そんな彼の傍らには、カメハウスの主である亀仙人に加え……
……18号とその娘が、当然のように立っていたのだった。
出会いから心変わりまで、2人の馴れ初めがしっかりと描かれていた前章での丁寧さはどこへ行ったのか、
再会→交流→告白→結婚→妊娠→出産の各ステップを全てすっ飛ばして子供を登場させるという凄まじい離れ業によって、カップリングの成立がお披露目されたのであった。
(なお、このシーンでは悟飯も特に驚いておらず、武道会当日に全員が集まった時でも、驚いたのはあの世から戻ってきた悟空ただ一人だったため、一連の経緯はほぼ全員が知っていたことになる)

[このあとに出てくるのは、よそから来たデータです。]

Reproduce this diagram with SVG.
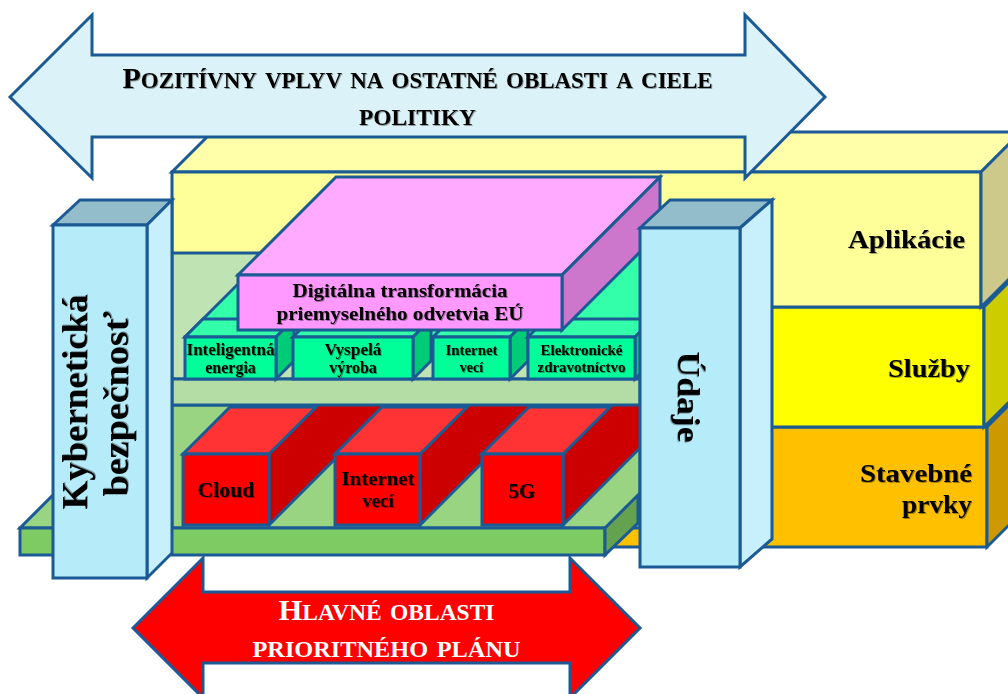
<svg xmlns="http://www.w3.org/2000/svg" width="1008" height="694" viewBox="0 0 1008 694">
<defs>
<style>
.s{stroke:#1B5A94;stroke-width:3;stroke-linejoin:miter}
.tx{font-family:"Liberation Serif","Times New Roman",serif;font-weight:bold;fill:#000}
.sc{font-variant:small-caps}
.sh{filter:url(#sh)}
.w{fill:#fff}
</style>
<filter id="sh" x="-10%" y="-30%" width="120%" height="160%"><feDropShadow dx="1" dy="1" stdDeviation="0.7" flood-color="#000" flood-opacity="0.35"/></filter>
<clipPath id="lowclip"><rect x="172" y="405" width="468" height="123"/></clipPath>
</defs>
<rect width="1008" height="694" fill="#fff"/>

<g id="stavebne-prvky">
<rect class="s" x="600" y="427" width="387" height="120" fill="#FFC000"/>
<polygon class="s" points="987,427 1027,387 1027,507 987,547" fill="#CC9A00"/>
<text class="tx sh" x="972" y="482" font-size="26" text-anchor="end" textLength="112" lengthAdjust="spacingAndGlyphs">Stavebné</text>
<text class="tx sh" x="972" y="513" font-size="26" text-anchor="end" textLength="70" lengthAdjust="spacingAndGlyphs">prvky</text>
</g>
<g id="sluzby">
<rect class="s" x="600" y="307" width="384" height="120" fill="#FFFF00"/>
<polygon class="s" points="984,307 1024,267 1024,387 984,427" fill="#CCCC00"/>
<text class="tx sh" x="970" y="377" font-size="26" text-anchor="end" textLength="82" lengthAdjust="spacingAndGlyphs">Služby</text>
</g>
<g id="aplikacie">
<polygon class="s" points="172,172 981,172 1021,132 212,132" fill="#FFFFAA"/>
<rect class="s" x="172" y="172" width="809" height="135" fill="#FFFF99"/>
<polygon class="s" points="981,172 1021,132 1021,267 981,307" fill="#CCC98B"/>
<text class="tx sh" x="965" y="248" font-size="26" text-anchor="end" textLength="117" lengthAdjust="spacingAndGlyphs">Aplikácie</text>
</g>

<g id="arrow-top">
<polygon class="s" points="10,97 92,15 92,55 745,55 745,15 825,97 745,178 745,137 92,137 92,178" fill="#DBF3F8"/>
<text class="tx sc sh" x="417.5" y="88" text-anchor="middle" textLength="590" lengthAdjust="spacingAndGlyphs"><tspan font-size="30">P</tspan><tspan font-size="33">ozitívny vplyv na ostatné oblasti a ciele</tspan></text>
<text class="tx sc sh" x="417.5" y="125" font-size="33" text-anchor="middle" textLength="117" lengthAdjust="spacingAndGlyphs">politiky</text>
</g>

<g id="arrow-bottom">
<polygon class="s" points="133,628 203,558 203,592 570,592 570,558 640,628 570,698 570,663 203,663 203,698" fill="#FF0000"/>
<text class="tx sc w" x="386.5" y="620" text-anchor="middle" textLength="216" lengthAdjust="spacingAndGlyphs"><tspan font-size="30">H</tspan><tspan font-size="33">lavné oblasti</tspan></text>
<text class="tx sc w" x="386.5" y="657" font-size="33" text-anchor="middle" textLength="268" lengthAdjust="spacingAndGlyphs">prioritného plánu</text>
</g>

<g id="platform-top">
<polygon class="s" points="20,528 605,528 638,495 53,495" fill="#99D483"/>
</g>

<g id="lower-panel">
<rect class="s" x="172" y="405" width="468" height="123" fill="#99D483"/>
</g>

<g clip-path="url(#lowclip)">
<g id="cloud">
<polygon class="s" points="269,454 399,324 399,395 269,525" fill="#CC0000"/>
<polygon class="s" points="183,454 269,454 316,407 230,407" fill="#FF3333"/>
<rect class="s" x="183" y="454" width="86" height="71" fill="#FF0000"/>
<text class="tx sh" x="226" y="497" font-size="20" text-anchor="middle" textLength="57" lengthAdjust="spacingAndGlyphs">Cloud</text>
</g>
<g id="internet-veci-red">
<polygon class="s" points="420,454 550,324 550,395 420,525" fill="#CC0000"/>
<polygon class="s" points="335,454 420,454 467,407 382,407" fill="#FF3333"/>
<rect class="s" x="335" y="454" width="85" height="71" fill="#FF0000"/>
<text class="tx sh" x="378" y="485" font-size="19" text-anchor="middle" textLength="73" lengthAdjust="spacingAndGlyphs">Internet</text>
<text class="tx sh" x="378" y="507" font-size="19" text-anchor="middle">vecí</text>
</g>
<g id="g5">
<polygon class="s" points="563,454 693,324 693,395 563,525" fill="#CC0000"/>
<polygon class="s" points="482,454 563,454 610,407 529,407" fill="#FF3333"/>
<rect class="s" x="482" y="454" width="81" height="71" fill="#FF0000"/>
<text class="tx sh" x="522" y="498" font-size="21" text-anchor="middle">5G</text>
</g>
</g>

<g id="upper-panel">
<rect class="s" x="172" y="253" width="468" height="126" fill="#C0E3B4"/>
<rect class="s" x="172" y="379" width="468" height="26" fill="#B3DDA4"/>
</g>

<g id="green-slab">
<polygon points="185,337 645,337 645,240 282,240" fill="#33FFAA"/>
<line class="s" x1="185" y1="337" x2="282" y2="240"/>
</g>

<g id="inteligentna-energia">
<polygon class="s" points="185,337 276,337 294,319 203,319" fill="#33FFAA"/>
<polygon class="s" points="276,337 294,319 294,361 276,379" fill="#00CC77"/>
<rect class="s" x="185" y="337" width="91" height="42" fill="#00FF99"/>
<text class="tx sh" x="230.5" y="355" font-size="16" text-anchor="middle" textLength="88" lengthAdjust="spacingAndGlyphs">Inteligentná</text>
<text class="tx sh" x="230.5" y="373" font-size="16" text-anchor="middle">energia</text>
</g>
<g id="vyspela-vyroba">
<polygon class="s" points="293,337 413,337 431,319 311,319" fill="#33FFAA"/>
<polygon class="s" points="413,337 431,319 431,361 413,379" fill="#00CC77"/>
<rect class="s" x="293" y="337" width="120" height="42" fill="#00FF99"/>
<text class="tx sh" x="353" y="355" font-size="16" text-anchor="middle" textLength="57" lengthAdjust="spacingAndGlyphs">Vyspelá</text>
<text class="tx sh" x="353" y="373" font-size="16" text-anchor="middle">výroba</text>
</g>
<g id="internet-veci-green">
<polygon class="s" points="433,337 510,337 528,319 451,319" fill="#33FFAA"/>
<polygon class="s" points="510,337 528,319 528,361 510,379" fill="#00CC77"/>
<rect class="s" x="433" y="337" width="77" height="42" fill="#00FF99"/>
<text class="tx sh" x="471.5" y="355" font-size="14" text-anchor="middle" textLength="52" lengthAdjust="spacingAndGlyphs">Internet</text>
<text class="tx sh" x="471.5" y="372" font-size="14" text-anchor="middle">vecí</text>
</g>
<g id="elektronicke-zdravotnictvo">
<polygon class="s" points="528,337 635,337 653,319 546,319" fill="#33FFAA"/>
<polygon class="s" points="635,337 653,319 653,361 635,379" fill="#00CC77"/>
<rect class="s" x="528" y="337" width="107" height="42" fill="#00FF99"/>
<text class="tx sh" x="581.5" y="355" font-size="14" text-anchor="middle" textLength="82" lengthAdjust="spacingAndGlyphs">Elektronické</text>
<text class="tx sh" x="581.5" y="372" font-size="14" text-anchor="middle" textLength="88" lengthAdjust="spacingAndGlyphs">zdravotníctvo</text>
</g>

<g id="digitalna-transformacia">
<polygon class="s" points="238,275 562,275 660,177 336,177" fill="#FFAAFF"/>
<polygon class="s" points="562,275 660,177 660,232 562,330" fill="#CC77CC"/>
<rect class="s" x="238" y="275" width="324" height="55" fill="#FF99FF"/>
<text class="tx sh" x="400" y="297" font-size="19" text-anchor="middle" textLength="215" lengthAdjust="spacingAndGlyphs">Digitálna transformácia</text>
<text class="tx sh" x="400" y="320" font-size="19" text-anchor="middle" textLength="247" lengthAdjust="spacingAndGlyphs">priemyselného odvetvia EÚ</text>
</g>

<g id="platform">
<rect class="s" x="20" y="528" width="585" height="27" fill="#7ECA63"/>
<polygon class="s" points="605,528 638,495 638,523 605,555" fill="#64A24F"/>
</g>

<g id="kyberneticka-bezpecnost">
<polygon class="s" points="53,225 80,200 172,200 147,225" fill="#93BDCA"/>
<polygon class="s" points="147,225 172,200 172,553 147,578" fill="#C8F0FC"/>
<rect class="s" x="53" y="225" width="94" height="353" fill="#B6ECFA"/>
<text class="tx sh" transform="translate(87,402) rotate(-90)" font-size="36" text-anchor="middle" textLength="215" lengthAdjust="spacingAndGlyphs">Kybernetická</text>
<text class="tx sh" transform="translate(128,404) rotate(-90)" font-size="36" text-anchor="middle" textLength="185" lengthAdjust="spacingAndGlyphs">bezpečnosť</text>
</g>

<g id="udaje">
<polygon class="s" points="640,228 670,200 772,200 740,228" fill="#93BDCA"/>
<polygon class="s" points="740,228 772,200 772,539 740,567" fill="#C8F0FC"/>
<rect class="s" x="640" y="228" width="100" height="339" fill="#B6ECFA"/>
<text class="tx sh" transform="translate(678,397) rotate(90)" font-size="32" text-anchor="middle" textLength="91" lengthAdjust="spacingAndGlyphs">Údaje</text>
</g>

<g id="connectors"></g>
</svg>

見事恋を叶えたクリリンは喜びもひとしおであり、その後も再会した悟空との会話の中で幸せを語っている。
一方18号からは、本人が元々感情を表に出すタイプでないこともあってか、直接的な言及は見受けられない。
とはいえ、共に暮らし子供を授かっているという時点で、彼女からの想いも言わずもがなである。
余談
上述の通り、「諸々の恋愛描写を全カットし子供を登場させる」という現代でも類を見ない手法で2人の仲が描かれているが、
そもそも人造人間編の時点で、全く同じ手法で成立したカップリングが登場している。(しかもある種順当な組み合わせであるこちらとは違い、向こうは別の相手が居る中での成立であった)
これは作者の鳥山明が、恋愛描写を苦手としており、ラブロマンスがどうしても描けなかったための策だという。